PROBLEM DESCRIPTION: Retype all material exactly. Pictures stay out of the copy.

━━ MATERIAL PROVIDED

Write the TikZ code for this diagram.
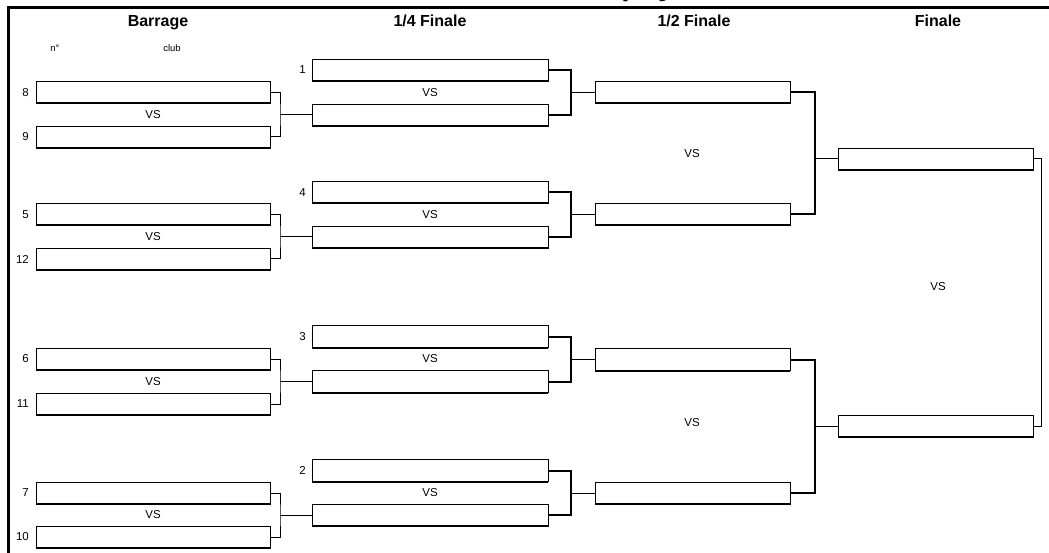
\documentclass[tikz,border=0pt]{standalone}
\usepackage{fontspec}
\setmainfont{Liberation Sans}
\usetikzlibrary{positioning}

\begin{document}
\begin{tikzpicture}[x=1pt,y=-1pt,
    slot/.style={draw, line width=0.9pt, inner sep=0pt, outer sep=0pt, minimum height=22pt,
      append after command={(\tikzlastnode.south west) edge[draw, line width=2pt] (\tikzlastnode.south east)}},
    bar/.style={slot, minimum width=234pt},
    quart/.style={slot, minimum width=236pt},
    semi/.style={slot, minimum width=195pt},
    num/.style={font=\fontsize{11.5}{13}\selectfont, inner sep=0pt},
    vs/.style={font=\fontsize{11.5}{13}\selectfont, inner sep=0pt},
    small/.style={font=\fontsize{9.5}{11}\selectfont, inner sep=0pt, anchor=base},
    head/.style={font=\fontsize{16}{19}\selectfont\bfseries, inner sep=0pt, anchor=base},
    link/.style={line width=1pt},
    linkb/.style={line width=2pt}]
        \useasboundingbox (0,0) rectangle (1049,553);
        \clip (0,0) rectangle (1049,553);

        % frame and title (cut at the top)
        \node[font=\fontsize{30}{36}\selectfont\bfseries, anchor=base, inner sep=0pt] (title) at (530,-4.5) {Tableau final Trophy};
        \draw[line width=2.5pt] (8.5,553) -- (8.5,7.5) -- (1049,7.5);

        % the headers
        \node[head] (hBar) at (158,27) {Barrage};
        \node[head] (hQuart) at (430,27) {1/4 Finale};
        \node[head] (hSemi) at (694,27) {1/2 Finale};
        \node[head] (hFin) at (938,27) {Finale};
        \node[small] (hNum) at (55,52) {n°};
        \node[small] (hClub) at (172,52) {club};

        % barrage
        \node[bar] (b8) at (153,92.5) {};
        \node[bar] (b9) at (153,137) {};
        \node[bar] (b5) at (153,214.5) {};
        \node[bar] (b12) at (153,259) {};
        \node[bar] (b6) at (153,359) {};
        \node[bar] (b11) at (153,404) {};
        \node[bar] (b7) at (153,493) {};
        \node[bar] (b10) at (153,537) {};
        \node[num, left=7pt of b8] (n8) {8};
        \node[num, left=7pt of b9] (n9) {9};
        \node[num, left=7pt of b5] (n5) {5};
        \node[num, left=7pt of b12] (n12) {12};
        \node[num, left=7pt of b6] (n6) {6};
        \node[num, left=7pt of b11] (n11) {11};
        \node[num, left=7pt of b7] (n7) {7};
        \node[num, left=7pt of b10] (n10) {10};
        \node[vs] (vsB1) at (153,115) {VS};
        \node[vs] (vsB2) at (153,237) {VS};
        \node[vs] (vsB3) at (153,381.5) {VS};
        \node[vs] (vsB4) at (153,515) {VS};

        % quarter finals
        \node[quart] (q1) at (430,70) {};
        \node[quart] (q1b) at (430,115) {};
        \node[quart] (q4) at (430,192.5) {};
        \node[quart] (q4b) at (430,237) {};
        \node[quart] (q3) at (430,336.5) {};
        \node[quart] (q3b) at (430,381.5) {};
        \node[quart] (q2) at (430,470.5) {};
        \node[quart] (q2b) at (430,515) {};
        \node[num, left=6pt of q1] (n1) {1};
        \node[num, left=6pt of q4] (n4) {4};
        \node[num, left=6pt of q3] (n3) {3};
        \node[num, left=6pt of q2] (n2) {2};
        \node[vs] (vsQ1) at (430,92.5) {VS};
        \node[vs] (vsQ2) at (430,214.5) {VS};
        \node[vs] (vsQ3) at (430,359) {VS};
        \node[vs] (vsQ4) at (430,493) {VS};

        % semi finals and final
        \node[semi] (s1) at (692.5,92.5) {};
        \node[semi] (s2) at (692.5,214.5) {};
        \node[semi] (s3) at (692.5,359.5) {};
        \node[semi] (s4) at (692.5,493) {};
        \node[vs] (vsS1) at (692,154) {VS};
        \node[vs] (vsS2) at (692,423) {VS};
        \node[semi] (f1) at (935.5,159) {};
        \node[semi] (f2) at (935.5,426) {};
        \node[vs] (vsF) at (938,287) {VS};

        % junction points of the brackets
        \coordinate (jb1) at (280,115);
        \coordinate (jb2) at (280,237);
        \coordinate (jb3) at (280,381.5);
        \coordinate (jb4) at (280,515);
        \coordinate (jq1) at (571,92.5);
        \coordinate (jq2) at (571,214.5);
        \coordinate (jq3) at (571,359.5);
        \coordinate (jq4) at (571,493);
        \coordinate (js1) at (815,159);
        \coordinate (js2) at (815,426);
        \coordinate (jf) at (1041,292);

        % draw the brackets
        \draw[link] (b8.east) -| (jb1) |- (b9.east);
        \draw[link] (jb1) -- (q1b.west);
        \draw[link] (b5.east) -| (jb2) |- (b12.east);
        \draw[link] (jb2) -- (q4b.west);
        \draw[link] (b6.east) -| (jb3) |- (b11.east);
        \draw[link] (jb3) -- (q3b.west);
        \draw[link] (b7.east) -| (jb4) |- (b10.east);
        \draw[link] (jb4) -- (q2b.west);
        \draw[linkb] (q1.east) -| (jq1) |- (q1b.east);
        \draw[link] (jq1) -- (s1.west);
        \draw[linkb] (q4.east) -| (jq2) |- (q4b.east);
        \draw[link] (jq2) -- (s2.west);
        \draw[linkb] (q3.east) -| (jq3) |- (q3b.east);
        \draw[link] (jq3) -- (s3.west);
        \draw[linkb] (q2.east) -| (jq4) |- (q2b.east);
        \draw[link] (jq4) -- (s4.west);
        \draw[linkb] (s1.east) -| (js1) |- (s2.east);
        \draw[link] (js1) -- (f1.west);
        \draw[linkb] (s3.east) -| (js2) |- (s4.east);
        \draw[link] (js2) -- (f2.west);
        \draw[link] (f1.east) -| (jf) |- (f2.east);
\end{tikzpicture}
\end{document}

━━━━

ANSWER TO THIS TASK:
Write the TikZ code for this diagram.
\documentclass[tikz,border=0pt]{standalone}
\usepackage{fontspec}
\setmainfont{Liberation Sans}
\usetikzlibrary{positioning}

\begin{document}
\begin{tikzpicture}[x=1pt,y=-1pt,
    slot/.style={draw, line width=0.9pt, inner sep=0pt, outer sep=0pt, minimum height=22pt,
      append after command={(\tikzlastnode.south west) edge[draw, line width=2pt] (\tikzlastnode.south east)}},
    bar/.style={slot, minimum width=234pt},
    quart/.style={slot, minimum width=236pt},
    semi/.style={slot, minimum width=195pt},
    num/.style={font=\fontsize{11.5}{13}\selectfont, inner sep=0pt},
    vs/.style={font=\fontsize{11.5}{13}\selectfont, inner sep=0pt},
    small/.style={font=\fontsize{9.5}{11}\selectfont, inner sep=0pt, anchor=base},
    head/.style={font=\fontsize{16}{19}\selectfont\bfseries, inner sep=0pt, anchor=base},
    link/.style={line width=1pt},
    linkb/.style={line width=2pt}]
        \useasboundingbox (0,0) rectangle (1049,553);
        \clip (0,0) rectangle (1049,553);

        % frame and title (cut at the top)
        \node[font=\fontsize{30}{36}\selectfont\bfseries, anchor=base, inner sep=0pt] (title) at (530,-4.5) {Tableau final Trophy};
        \draw[line width=2.5pt] (8.5,553) -- (8.5,7.5) -- (1049,7.5);

        % the headers
        \node[head] (hBar) at (158,27) {Barrage};
        \node[head] (hQuart) at (430,27) {1/4 Finale};
        \node[head] (hSemi) at (694,27) {1/2 Finale};
        \node[head] (hFin) at (938,27) {Finale};
        \node[small] (hNum) at (55,52) {n°};
        \node[small] (hClub) at (172,52) {club};

        % barrage
        \node[bar] (b8) at (153,92.5) {};
        \node[bar] (b9) at (153,137) {};
        \node[bar] (b5) at (153,214.5) {};
        \node[bar] (b12) at (153,259) {};
        \node[bar] (b6) at (153,359) {};
        \node[bar] (b11) at (153,404) {};
        \node[bar] (b7) at (153,493) {};
        \node[bar] (b10) at (153,537) {};
        \node[num, left=7pt of b8] (n8) {8};
        \node[num, left=7pt of b9] (n9) {9};
        \node[num, left=7pt of b5] (n5) {5};
        \node[num, left=7pt of b12] (n12) {12};
        \node[num, left=7pt of b6] (n6) {6};
        \node[num, left=7pt of b11] (n11) {11};
        \node[num, left=7pt of b7] (n7) {7};
        \node[num, left=7pt of b10] (n10) {10};
        \node[vs] (vsB1) at (153,115) {VS};
        \node[vs] (vsB2) at (153,237) {VS};
        \node[vs] (vsB3) at (153,381.5) {VS};
        \node[vs] (vsB4) at (153,515) {VS};

        % quarter finals
        \node[quart] (q1) at (430,70) {};
        \node[quart] (q1b) at (430,115) {};
        \node[quart] (q4) at (430,192.5) {};
        \node[quart] (q4b) at (430,237) {};
        \node[quart] (q3) at (430,336.5) {};
        \node[quart] (q3b) at (430,381.5) {};
        \node[quart] (q2) at (430,470.5) {};
        \node[quart] (q2b) at (430,515) {};
        \node[num, left=6pt of q1] (n1) {1};
        \node[num, left=6pt of q4] (n4) {4};
        \node[num, left=6pt of q3] (n3) {3};
        \node[num, left=6pt of q2] (n2) {2};
        \node[vs] (vsQ1) at (430,92.5) {VS};
        \node[vs] (vsQ2) at (430,214.5) {VS};
        \node[vs] (vsQ3) at (430,359) {VS};
        \node[vs] (vsQ4) at (430,493) {VS};

        % semi finals and final
        \node[semi] (s1) at (692.5,92.5) {};
        \node[semi] (s2) at (692.5,214.5) {};
        \node[semi] (s3) at (692.5,359.5) {};
        \node[semi] (s4) at (692.5,493) {};
        \node[vs] (vsS1) at (692,154) {VS};
        \node[vs] (vsS2) at (692,423) {VS};
        \node[semi] (f1) at (935.5,159) {};
        \node[semi] (f2) at (935.5,426) {};
        \node[vs] (vsF) at (938,287) {VS};

        % junction points of the brackets
        \coordinate (jb1) at (280,115);
        \coordinate (jb2) at (280,237);
        \coordinate (jb3) at (280,381.5);
        \coordinate (jb4) at (280,515);
        \coordinate (jq1) at (571,92.5);
        \coordinate (jq2) at (571,214.5);
        \coordinate (jq3) at (571,359.5);
        \coordinate (jq4) at (571,493);
        \coordinate (js1) at (815,159);
        \coordinate (js2) at (815,426);
        \coordinate (jf) at (1041,292);

        % draw the brackets
        \draw[link] (b8.east) -| (jb1) |- (b9.east);
        \draw[link] (jb1) -- (q1b.west);
        \draw[link] (b5.east) -| (jb2) |- (b12.east);
        \draw[link] (jb2) -- (q4b.west);
        \draw[link] (b6.east) -| (jb3) |- (b11.east);
        \draw[link] (jb3) -- (q3b.west);
        \draw[link] (b7.east) -| (jb4) |- (b10.east);
        \draw[link] (jb4) -- (q2b.west);
        \draw[linkb] (q1.east) -| (jq1) |- (q1b.east);
        \draw[link] (jq1) -- (s1.west);
        \draw[linkb] (q4.east) -| (jq2) |- (q4b.east);
        \draw[link] (jq2) -- (s2.west);
        \draw[linkb] (q3.east) -| (jq3) |- (q3b.east);
        \draw[link] (jq3) -- (s3.west);
        \draw[linkb] (q2.east) -| (jq4) |- (q2b.east);
        \draw[link] (jq4) -- (s4.west);
        \draw[linkb] (s1.east) -| (js1) |- (s2.east);
        \draw[link] (js1) -- (f1.west);
        \draw[linkb] (s3.east) -| (js2) |- (s4.east);
        \draw[link] (js2) -- (f2.west);
        \draw[link] (f1.east) -| (jf) |- (f2.east);
\end{tikzpicture}
\end{document}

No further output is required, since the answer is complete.